National classifications: NAICS, Ateco, NAF and CPF

Introduction

The international classifications of economic activities and products are in general refined or adapted in each country in order to fit the local needs. In other cases, local classifications may have specific structures, but are linked to UNSD classifications by correspondence tables. We include here different examples of national classifications:

  • NAICS 2012
  • Ateco 2007
  • NAF rév. 2
  • CPF rév. 2.1

The authoritative sources for national classifications is generally the country's NSI (national statistical institute). For NAICS, we use the publication made by the US Census Bureau; Ateco is found on Istat's web site and NAF and CPF on Insee's web site. Ateco, NAF and CPF are already published by Istat and Insee, so we take those "as-is" even if the modeling can differ from the one used for the rest of the classification.
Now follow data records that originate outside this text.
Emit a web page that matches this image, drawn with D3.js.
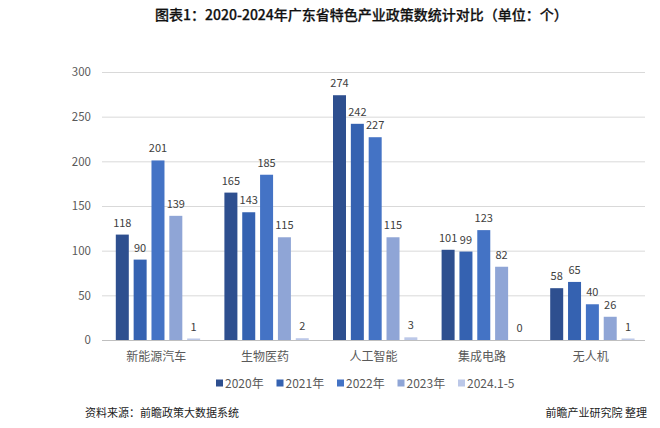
<!DOCTYPE html>
<html><head><meta charset="utf-8">
<script src="https://cdn.jsdelivr.net/npm/d3@7"></script>
<style>html,body{margin:0;padding:0;background:#fff;}svg{display:block;}</style>
</head><body>
<svg id="c" width="660" height="428"></svg>
<script>
const categories = ["新能源汽车","生物医药","人工智能","集成电路","无人机"];
const seriesNames = ["2020年","2021年","2022年","2023年","2024.1-5"];
const v2020 = [118,165,274,101,58];
const v2021 = [90,143,242,99,65];
const v2022 = [201,185,227,123,40];
const v2023 = [139,115,115,82,26];
const v2024 = [1,2,3,0,1];
const yTicks = [0,50,100,150,200,250,300];
const colors = ["#2E4F8F","#3562B1","#4473C5","#8FA5D6","#BCC8E8"];
const title = "图表1：2020-2024年广东省特色产业政策数统计对比（单位：个）";
const source = "资料来源：前瞻政策大数据系统";
const credit = "前瞻产业研究院 整理";

const series = [v2020,v2021,v2022,v2023,v2024];
const svg = d3.select("#c");
const font = "'Noto Sans CJK SC','Noto Sans',sans-serif";
const L=102, R=645, T=72, B=340;

const x = d3.scaleBand().domain(categories).range([L,R]);
const y = d3.scaleLinear().domain([0,300]).range([B,T]);
const barW = 13, step = 17;
const groupW = step*(seriesNames.length-1)+barW;
const x1 = d3.scaleBand().domain(seriesNames).range([0, groupW+(step-barW)]).paddingInner((step-barW)/step).paddingOuter(0);

// title
svg.append("text").attr("x",155).attr("y",20)
  .attr("font-family",font).attr("font-size",14).attr("font-weight",500)
  .attr("fill","#111").attr("stroke","#111").attr("stroke-width",0.25).text(title);

// gridlines & y labels
const yAxis = d3.axisLeft(y).tickValues(yTicks).tickSize(-(R-L)).tickPadding(11);
const ga = svg.append("g").attr("transform",`translate(${L},0)`).call(yAxis);
ga.select(".domain").remove();
ga.selectAll(".tick line").attr("stroke","#D9D9D9").attr("stroke-width",1);
ga.selectAll(".tick text").attr("font-family",font).attr("font-size",11.5).attr("fill","#595959");
ga.selectAll(".tick").filter(d=>d===0).select("line").attr("stroke","#BFBFBF");

// bars
const groups = svg.append("g").selectAll("g").data(categories).join("g")
  .attr("transform",d=>`translate(${x(d)+x.bandwidth()/2-groupW/2},0)`);
groups.each(function(cat,ci){
  const g = d3.select(this);
  seriesNames.forEach((s,si)=>{
    const val = series[si][ci];
    const bx = x1(s);
    const h = B-y(val);
    g.append("rect").attr("x",bx).attr("width",barW)
      .attr("y",val>0?Math.min(y(val),B-1.5):B).attr("height",val>0?Math.max(1.5,h):0)
      .attr("fill",colors[si]);
    g.append("text").attr("x",bx+barW/2).attr("y",y(val)-8)
      .attr("text-anchor","middle").attr("font-family",font).attr("font-size",11)
      .attr("fill","#404040").text(val);
  });
});

// x axis labels
const xAxis = d3.axisBottom(x).tickSize(0).tickPadding(12);
const gx = svg.append("g").attr("transform",`translate(0,${B})`).call(xAxis);
gx.select(".domain").remove();
gx.selectAll(".tick text").attr("font-family",font).attr("font-size",12).attr("fill","#595959");

// legend
const lx = d3.scalePoint().domain(seriesNames).range([216,458]);
const lg = svg.append("g").selectAll("g").data(seriesNames).join("g")
  .attr("transform",d=>`translate(${lx(d)},383)`);
lg.append("rect").attr("x",0).attr("y",-3.5).attr("width",7).attr("height",7).attr("fill",(d,i)=>colors[i]);
lg.append("text").attr("x",9).attr("y",4.5).attr("font-family",font).attr("font-size",12)
  .attr("fill","#595959").text(d=>d);

// footer
svg.append("text").attr("x",85).attr("y",417).attr("font-family",font).attr("font-size",11).attr("fill","#222").text(source);
svg.append("text").attr("x",647).attr("y",417).attr("text-anchor","end").attr("font-family",font).attr("font-size",11).attr("fill","#222").text(credit);
</script>
</body></html>
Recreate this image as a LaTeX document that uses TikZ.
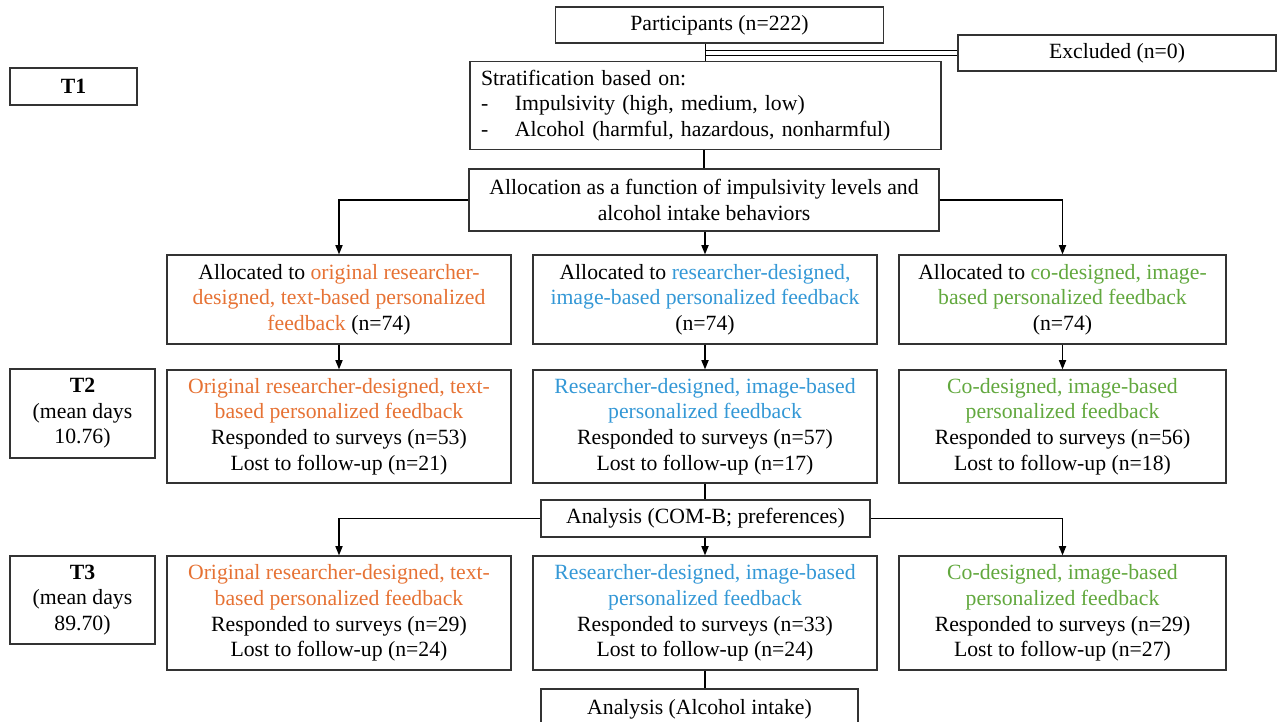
\documentclass[tikz,border=0pt]{standalone}
\usepackage{fontspec}
\setmainfont{Liberation Serif}
\usetikzlibrary{arrows.meta}
\definecolor{origtxt}{RGB}{230,114,52}
\definecolor{restxt}{RGB}{52,152,214}
\definecolor{codtxt}{RGB}{98,168,62}
\tikzset{
  box/.style 2 args={draw=black!80, align=center, inner sep=0pt,
    minimum width=#1*0.75pt, minimum height=#2*0.75pt},
  stratbox/.style={draw=black!80, align=left, inner xsep=8.25pt, inner ysep=0pt,
    text width=449*0.75pt, minimum height=88*0.75pt},
  arr/.style={-{Triangle[length=7pt,width=5.4pt]}},
}
\begin{document}
\begin{tikzpicture}[x=0.75pt, y=-0.75pt, line width=0.95pt, font=\fontsize{16.3}{19.2}\selectfont]
  \useasboundingbox (0,0) rectangle (1277,721);
  % top part
  \node[box={328}{36}] (part) at (719.5,25) {Participants (n=222)};
  \node[box={318}{36}] (excl) at (1117,53) {Excluded (n=0)};
  \node[box={127}{37}] (t1) at (73.5,86.5) {\textbf{T1}};
  \node[stratbox] (strat) at (705.5,105.5) {Stratification based on:\\
    \makebox[25.5pt][l]{-}Impulsivity (high, medium, low)\\
    \makebox[25.5pt][l]{-}Alcohol (harmful, hazardous, nonharmful)};
  \node[box={470}{62}] (alloc) at (704,200) {Allocation as a function of impulsivity levels and\\alcohol intake behaviors};
  % allocated groups
  \node[box={344}{89}] (a1) at (339,299.5) {Allocated to \textcolor{origtxt}{original researcher-}\\
    \textcolor{origtxt}{designed, text-based personalized}\\\textcolor{origtxt}{feedback} (n=74)};
  \node[box={344}{89}] (a2) at (705,299.5) {Allocated to \textcolor{restxt}{researcher-designed,}\\
    \textcolor{restxt}{image-based personalized feedback}\\(n=74)};
  \node[box={327}{89}] (a3) at (1062.5,299.5) {Allocated to \textcolor{codtxt}{co-designed, image-}\\
    \textcolor{codtxt}{based personalized feedback}\\(n=74)};
  % T2
  \node[box={145}{89}] (t2) at (82.5,413.5) {\textbf{T2}\\(mean days\\10.76)};
  \node[box={344}{113}] (b1) at (339,426.5) {\textcolor{origtxt}{Original researcher-designed, text-}\\
    \textcolor{origtxt}{based personalized feedback}\\Responded to surveys (n=53)\\Lost to follow-up (n=21)};
  \node[box={344}{113}] (b2) at (705,426.5) {\textcolor{restxt}{Researcher-designed, image-based}\\
    \textcolor{restxt}{personalized feedback}\\Responded to surveys (n=57)\\Lost to follow-up (n=17)};
  \node[box={327}{113}] (b3) at (1062.5,426.5) {\textcolor{codtxt}{Co-designed, image-based}\\
    \textcolor{codtxt}{personalized feedback}\\Responded to surveys (n=56)\\Lost to follow-up (n=18)};
  \node[box={329}{37}] (an1) at (705.5,518.5) {Analysis (COM-B; preferences)};
  % T3
  \node[box={145}{88}] (t3) at (82.5,600) {\textbf{T3}\\(mean days\\89.70)};
  \node[box={344}{114}] (c1) at (339,613) {\textcolor{origtxt}{Original researcher-designed, text-}\\
    \textcolor{origtxt}{based personalized feedback}\\Responded to surveys (n=29)\\Lost to follow-up (n=24)};
  \node[box={344}{114}] (c2) at (705,613) {\textcolor{restxt}{Researcher-designed, image-based}\\
    \textcolor{restxt}{personalized feedback}\\Responded to surveys (n=33)\\Lost to follow-up (n=24)};
  \node[box={327}{114}] (c3) at (1062.5,613) {\textcolor{codtxt}{Co-designed, image-based}\\
    \textcolor{codtxt}{personalized feedback}\\Responded to surveys (n=29)\\Lost to follow-up (n=27)};
  \node[box={317}{40}] (an2) at (699.5,709) {Analysis (Alcohol intake)};
  % connectors
  \coordinate (split) at (strat.north |- excl.west);
  \draw (strat.north) -- (strat.north |- part.south);
  \draw[double, double distance=2.6pt, line width=0.9pt] (split) -- (excl.west);
  \draw (alloc.north) -- (alloc.north |- strat.south);
  \draw[arr] (alloc.west) -| (a1.north);
  \draw[arr] (a2.north |- alloc.south) -- (a2.north);
  \draw[arr] (alloc.east) -| (a3.north);
  \draw[arr] (a1) -- (b1);
  \draw[arr] (a2) -- (b2);
  \draw[arr] (a3) -- (b3);
  \draw (b2.south) -- (b2.south |- an1.north);
  \draw[arr] (an1.west) -| (c1.north);
  \draw[arr] (c2.north |- an1.south) -- (c2.north);
  \draw[arr] (an1.east) -| (c3.north);
  \draw (c2.south) -- (c2.south |- an2.north);
\end{tikzpicture}
\end{document}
All those the data are available in Excel.

Extraction tools

Apache POI is used to read the Excel files and Apache Jena to produce the RDF datasets.

Details on the sources

The following sources are used to produced the RDF data:

  • The NAICS 2012 Excel spreadsheet can be downloaded at this URL and the correspondence between ISIC Rev.4 and NAICS 2012 is available here.
  • Ateco 2007, NAF rév. 2 and CPF rév. 2.1 were directly provided by Istat and Insee (files ateco2007.rdf, naf08.rdf and cpf15.rdf).
  • The hierarchical correspondence between NACE Rev. 2 and Ateco 2007 can be calculated from the files contained in this archive, and more specifically from the ateco_struttura_17dicembre_2008.xls Exel file (what is needed is just the list of Ateco codes).
  • The hierarchical correspondence between NACE Rev. 2 and NAF rév. 2 can be calculated from the list of NAF "sous-classes" available in this spreadsheet.
  • Likewise, the hierarchical correspondence between CPA Ver. 2 and CPF rév. 2 can be calculated from the list of CPF "sous-catégories" available in this spreadsheet.

Details on the outputs

The following Turtle files are produced by the programs:

  • naics2012.ttl contains the classification scheme for NAICS 2012. . ateco2007.rdf, nafr2.ttl and cpfr21.ttl contain the classification schemes for Ateco 2007, , NAF rév. 2 and CPF rév. 2.1. These files result directly from the sources communicated by Istat and Insee through basic operations (change of base URI or of serialization format).
  • isicr4-naics2012.ttl, nacer2-nafr2.ttl and cpav21-cpfr21.ttl contain the correspondence tables between ISIC Rev.4 and NAICS 2012, NACE Rev. 2 and NAF rév. 2, and CPA Ver. 2.1 and CPF rév 2.1 respectively.

Vocabularies

The main RDF vocabulary used for representing classifications is XKOS, published by the DDI Alliance. XKOS extends SKOS and is aligned with the Neuchâtel model and the GSIM classification model, which are the business models used by statisticians.